The next thing I did was wrap the post in 'pre' tags. That was really
easy, but it felt like a hack, and it also looked horrible on my phone's
RSS reader. So I had to convert these plain text files into HTML
somehow. I settled on using sed(1)
to inject paragraph tags on each
blank line. That seems to allow me to keep basic formatting of my posts,
while still looking good in a variety of readers.
This little experiment goes to show just how valuable plain text is. When I started this blog, I purposely wanted it to be stupidly simple, and so far that is proving to pay off, because I can easily add things like an RSS feed with just a few lines of shell. And I still have zero dependencies outside of my operating system's built-in tools, which is the greatest part. I'd highly encourage anyone that writes on a computer to do so in plain text because it is very easy to manipulate, and also very efficient to store and read. It is also much less distracting. Sometimes computers have so many shiny graphical elements that it is easy to get distracted, but with plain text, you can type on a virtual terminal that feels like it came right out of the early 80s. Literally all my laptop does right now is process plain text.

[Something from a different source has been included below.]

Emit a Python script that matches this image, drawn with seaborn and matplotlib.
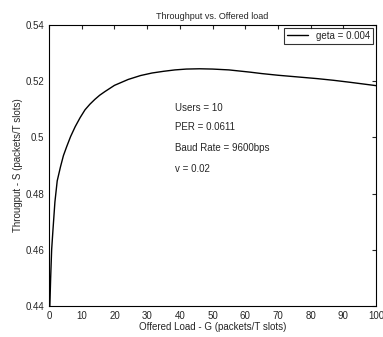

Back in the days of my previous blog, I wrote about how plain text is the superior format for storing information. Even now, well after I had that realization, I'm still finding it to be true. Sure, there aren't many GUI tools to help you process it, but I don't use the GUI for much anyway. The UNIX-style tools provided with any POSIX-like operating system are more than enough for basic text processing. They are definitely worth learning if are serious about plain text. And you should be serious about plain text. I was able to implement an RSS feed from scratch in less than 10 minutes, on my blog that I've built from the ground up. I'm becoming rather proud of this little blog.
At the moment, I don't have an internet connection, but I should move these blog posts into a CVS repository, or at least make the scripts public. I'm not doing anything particularly revolutionary, but maybe I'll build out a little text-based CMS managed by some shell scripts.